◆ **Short exercise**
Give a verbatim copy of the lines below, minus the pictures.

◆ **Listed records**
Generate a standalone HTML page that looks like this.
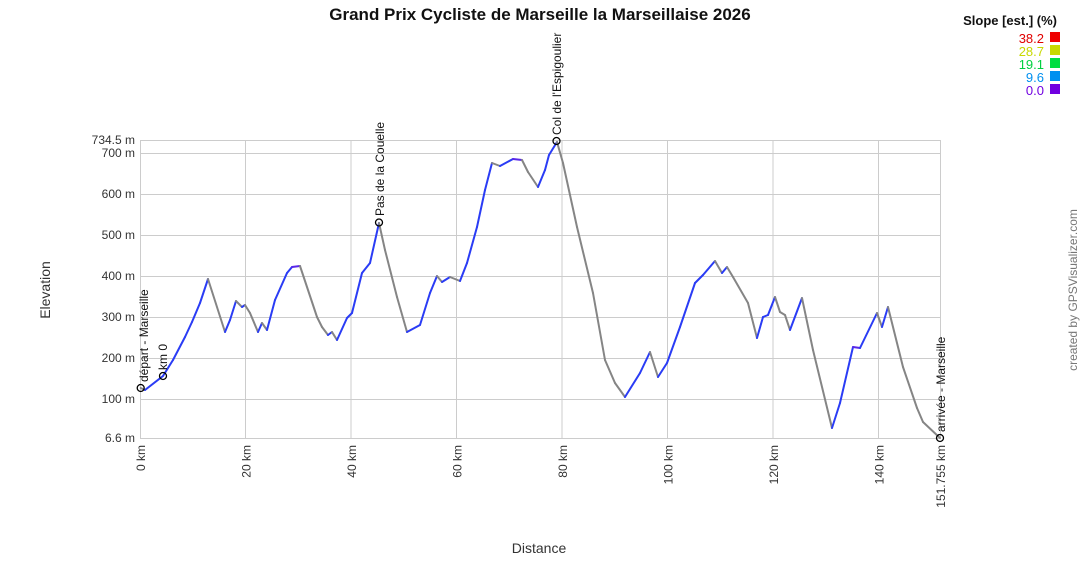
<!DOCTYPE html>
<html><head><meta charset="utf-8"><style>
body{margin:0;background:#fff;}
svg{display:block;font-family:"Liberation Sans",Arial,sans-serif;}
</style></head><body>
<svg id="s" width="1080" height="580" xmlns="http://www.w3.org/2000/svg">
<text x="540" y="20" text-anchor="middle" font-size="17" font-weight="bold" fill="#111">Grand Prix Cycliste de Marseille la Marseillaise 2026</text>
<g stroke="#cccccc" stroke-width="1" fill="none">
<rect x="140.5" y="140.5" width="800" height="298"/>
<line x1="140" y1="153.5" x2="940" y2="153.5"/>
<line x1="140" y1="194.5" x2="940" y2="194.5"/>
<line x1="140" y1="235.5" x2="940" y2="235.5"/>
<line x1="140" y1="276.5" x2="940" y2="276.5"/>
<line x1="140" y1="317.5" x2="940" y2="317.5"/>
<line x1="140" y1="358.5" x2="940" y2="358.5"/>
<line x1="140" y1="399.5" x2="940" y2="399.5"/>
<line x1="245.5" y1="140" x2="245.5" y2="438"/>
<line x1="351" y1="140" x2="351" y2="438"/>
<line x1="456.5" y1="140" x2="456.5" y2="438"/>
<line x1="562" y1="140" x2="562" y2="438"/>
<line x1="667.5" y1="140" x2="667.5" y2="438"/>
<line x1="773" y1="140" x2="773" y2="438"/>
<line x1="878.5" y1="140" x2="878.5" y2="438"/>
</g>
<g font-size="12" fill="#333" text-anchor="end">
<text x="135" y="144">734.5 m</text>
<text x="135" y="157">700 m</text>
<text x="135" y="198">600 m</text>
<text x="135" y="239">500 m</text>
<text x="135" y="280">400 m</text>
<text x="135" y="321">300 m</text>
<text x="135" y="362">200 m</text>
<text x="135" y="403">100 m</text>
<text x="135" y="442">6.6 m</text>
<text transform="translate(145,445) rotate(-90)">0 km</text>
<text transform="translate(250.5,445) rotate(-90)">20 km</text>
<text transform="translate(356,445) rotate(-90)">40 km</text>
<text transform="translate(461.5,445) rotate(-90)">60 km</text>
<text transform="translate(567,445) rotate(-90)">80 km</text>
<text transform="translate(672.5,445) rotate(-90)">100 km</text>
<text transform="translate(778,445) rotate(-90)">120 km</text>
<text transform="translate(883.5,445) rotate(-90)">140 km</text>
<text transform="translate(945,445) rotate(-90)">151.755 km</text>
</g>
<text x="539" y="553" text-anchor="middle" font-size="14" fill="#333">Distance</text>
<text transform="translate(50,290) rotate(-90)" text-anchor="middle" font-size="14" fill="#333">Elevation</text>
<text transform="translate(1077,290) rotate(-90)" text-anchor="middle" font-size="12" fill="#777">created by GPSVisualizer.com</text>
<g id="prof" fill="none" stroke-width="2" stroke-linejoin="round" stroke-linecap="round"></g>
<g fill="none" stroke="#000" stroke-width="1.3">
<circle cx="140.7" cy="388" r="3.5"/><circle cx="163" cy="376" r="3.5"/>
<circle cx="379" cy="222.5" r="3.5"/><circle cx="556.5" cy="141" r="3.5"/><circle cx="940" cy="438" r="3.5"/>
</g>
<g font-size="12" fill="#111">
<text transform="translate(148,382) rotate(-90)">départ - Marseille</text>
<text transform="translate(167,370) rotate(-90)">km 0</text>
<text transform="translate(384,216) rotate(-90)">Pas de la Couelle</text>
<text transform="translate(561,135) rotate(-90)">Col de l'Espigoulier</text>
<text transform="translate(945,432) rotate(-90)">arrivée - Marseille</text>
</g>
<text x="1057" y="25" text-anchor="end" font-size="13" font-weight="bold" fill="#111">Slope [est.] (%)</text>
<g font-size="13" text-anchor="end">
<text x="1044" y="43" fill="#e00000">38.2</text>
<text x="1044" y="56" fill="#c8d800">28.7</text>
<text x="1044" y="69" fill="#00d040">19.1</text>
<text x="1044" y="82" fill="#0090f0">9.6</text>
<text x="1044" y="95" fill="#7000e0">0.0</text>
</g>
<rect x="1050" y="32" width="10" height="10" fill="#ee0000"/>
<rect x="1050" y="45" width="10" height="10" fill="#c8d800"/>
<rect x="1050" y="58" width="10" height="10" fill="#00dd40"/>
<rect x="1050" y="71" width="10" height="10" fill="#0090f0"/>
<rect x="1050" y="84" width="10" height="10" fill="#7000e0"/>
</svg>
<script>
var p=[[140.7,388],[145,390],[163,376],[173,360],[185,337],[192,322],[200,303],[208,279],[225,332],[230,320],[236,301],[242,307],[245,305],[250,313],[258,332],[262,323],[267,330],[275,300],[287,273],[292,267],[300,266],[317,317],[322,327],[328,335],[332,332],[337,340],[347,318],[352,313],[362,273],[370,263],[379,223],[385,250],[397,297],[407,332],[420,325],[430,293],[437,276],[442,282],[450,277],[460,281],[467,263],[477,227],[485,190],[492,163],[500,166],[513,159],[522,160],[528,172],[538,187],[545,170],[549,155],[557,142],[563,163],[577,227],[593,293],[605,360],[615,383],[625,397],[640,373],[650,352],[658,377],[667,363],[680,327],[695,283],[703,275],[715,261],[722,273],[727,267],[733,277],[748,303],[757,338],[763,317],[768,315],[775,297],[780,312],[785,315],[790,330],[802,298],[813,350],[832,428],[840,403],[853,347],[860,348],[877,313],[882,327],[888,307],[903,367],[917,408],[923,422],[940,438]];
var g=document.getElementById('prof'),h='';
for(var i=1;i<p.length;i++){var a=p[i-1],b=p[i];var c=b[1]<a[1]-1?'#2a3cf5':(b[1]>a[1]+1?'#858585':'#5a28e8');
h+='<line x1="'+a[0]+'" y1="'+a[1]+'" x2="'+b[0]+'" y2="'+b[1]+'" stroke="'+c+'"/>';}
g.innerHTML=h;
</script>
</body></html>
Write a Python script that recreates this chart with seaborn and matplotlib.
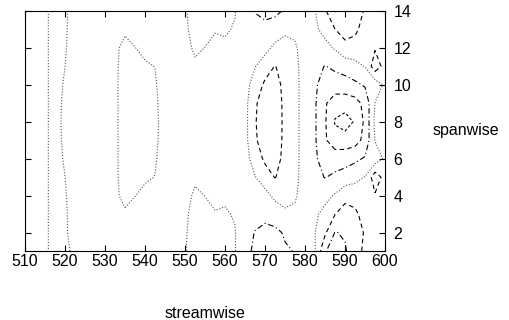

◆ **Task solution**
Generate a standalone HTML page that looks like this.
<!DOCTYPE html>
<html><head><meta charset="utf-8"><style>
body{margin:0;background:#fff;}
svg{display:block;font-family:"Liberation Sans",Arial,sans-serif;}
</style></head><body>
<svg id="s" width="1080" height="580" xmlns="http://www.w3.org/2000/svg">
<text x="540" y="20" text-anchor="middle" font-size="17" font-weight="bold" fill="#111">Grand Prix Cycliste de Marseille la Marseillaise 2026</text>
<g stroke="#cccccc" stroke-width="1" fill="none">
<rect x="140.5" y="140.5" width="800" height="298"/>
<line x1="140" y1="153.5" x2="940" y2="153.5"/>
<line x1="140" y1="194.5" x2="940" y2="194.5"/>
<line x1="140" y1="235.5" x2="940" y2="235.5"/>
<line x1="140" y1="276.5" x2="940" y2="276.5"/>
<line x1="140" y1="317.5" x2="940" y2="317.5"/>
<line x1="140" y1="358.5" x2="940" y2="358.5"/>
<line x1="140" y1="399.5" x2="940" y2="399.5"/>
<line x1="245.5" y1="140" x2="245.5" y2="438"/>
<line x1="351" y1="140" x2="351" y2="438"/>
<line x1="456.5" y1="140" x2="456.5" y2="438"/>
<line x1="562" y1="140" x2="562" y2="438"/>
<line x1="667.5" y1="140" x2="667.5" y2="438"/>
<line x1="773" y1="140" x2="773" y2="438"/>
<line x1="878.5" y1="140" x2="878.5" y2="438"/>
</g>
<g font-size="12" fill="#333" text-anchor="end">
<text x="135" y="144">734.5 m</text>
<text x="135" y="157">700 m</text>
<text x="135" y="198">600 m</text>
<text x="135" y="239">500 m</text>
<text x="135" y="280">400 m</text>
<text x="135" y="321">300 m</text>
<text x="135" y="362">200 m</text>
<text x="135" y="403">100 m</text>
<text x="135" y="442">6.6 m</text>
<text transform="translate(145,445) rotate(-90)">0 km</text>
<text transform="translate(250.5,445) rotate(-90)">20 km</text>
<text transform="translate(356,445) rotate(-90)">40 km</text>
<text transform="translate(461.5,445) rotate(-90)">60 km</text>
<text transform="translate(567,445) rotate(-90)">80 km</text>
<text transform="translate(672.5,445) rotate(-90)">100 km</text>
<text transform="translate(778,445) rotate(-90)">120 km</text>
<text transform="translate(883.5,445) rotate(-90)">140 km</text>
<text transform="translate(945,445) rotate(-90)">151.755 km</text>
</g>
<text x="539" y="553" text-anchor="middle" font-size="14" fill="#333">Distance</text>
<text transform="translate(50,290) rotate(-90)" text-anchor="middle" font-size="14" fill="#333">Elevation</text>
<text transform="translate(1077,290) rotate(-90)" text-anchor="middle" font-size="12" fill="#777">created by GPSVisualizer.com</text>
<g id="prof" fill="none" stroke-width="2" stroke-linejoin="round" stroke-linecap="round"></g>
<g fill="none" stroke="#000" stroke-width="1.3">
<circle cx="140.7" cy="388" r="3.5"/><circle cx="163" cy="376" r="3.5"/>
<circle cx="379" cy="222.5" r="3.5"/><circle cx="556.5" cy="141" r="3.5"/><circle cx="940" cy="438" r="3.5"/>
</g>
<g font-size="12" fill="#111">
<text transform="translate(148,382) rotate(-90)">départ - Marseille</text>
<text transform="translate(167,370) rotate(-90)">km 0</text>
<text transform="translate(384,216) rotate(-90)">Pas de la Couelle</text>
<text transform="translate(561,135) rotate(-90)">Col de l'Espigoulier</text>
<text transform="translate(945,432) rotate(-90)">arrivée - Marseille</text>
</g>
<text x="1057" y="25" text-anchor="end" font-size="13" font-weight="bold" fill="#111">Slope [est.] (%)</text>
<g font-size="13" text-anchor="end">
<text x="1044" y="43" fill="#e00000">38.2</text>
<text x="1044" y="56" fill="#c8d800">28.7</text>
<text x="1044" y="69" fill="#00d040">19.1</text>
<text x="1044" y="82" fill="#0090f0">9.6</text>
<text x="1044" y="95" fill="#7000e0">0.0</text>
</g>
<rect x="1050" y="32" width="10" height="10" fill="#ee0000"/>
<rect x="1050" y="45" width="10" height="10" fill="#c8d800"/>
<rect x="1050" y="58" width="10" height="10" fill="#00dd40"/>
<rect x="1050" y="71" width="10" height="10" fill="#0090f0"/>
<rect x="1050" y="84" width="10" height="10" fill="#7000e0"/>
</svg>
<script>
var p=[[140.7,388],[145,390],[163,376],[173,360],[185,337],[192,322],[200,303],[208,279],[225,332],[230,320],[236,301],[242,307],[245,305],[250,313],[258,332],[262,323],[267,330],[275,300],[287,273],[292,267],[300,266],[317,317],[322,327],[328,335],[332,332],[337,340],[347,318],[352,313],[362,273],[370,263],[379,223],[385,250],[397,297],[407,332],[420,325],[430,293],[437,276],[442,282],[450,277],[460,281],[467,263],[477,227],[485,190],[492,163],[500,166],[513,159],[522,160],[528,172],[538,187],[545,170],[549,155],[557,142],[563,163],[577,227],[593,293],[605,360],[615,383],[625,397],[640,373],[650,352],[658,377],[667,363],[680,327],[695,283],[703,275],[715,261],[722,273],[727,267],[733,277],[748,303],[757,338],[763,317],[768,315],[775,297],[780,312],[785,315],[790,330],[802,298],[813,350],[832,428],[840,403],[853,347],[860,348],[877,313],[882,327],[888,307],[903,367],[917,408],[923,422],[940,438]];
var g=document.getElementById('prof'),h='';
for(var i=1;i<p.length;i++){var a=p[i-1],b=p[i];var c=b[1]<a[1]-1?'#2a3cf5':(b[1]>a[1]+1?'#858585':'#5a28e8');
h+='<line x1="'+a[0]+'" y1="'+a[1]+'" x2="'+b[0]+'" y2="'+b[1]+'" stroke="'+c+'"/>';}
g.innerHTML=h;
</script>
</body></html>
Write a Python script that recreates this chart with seaborn and matplotlib.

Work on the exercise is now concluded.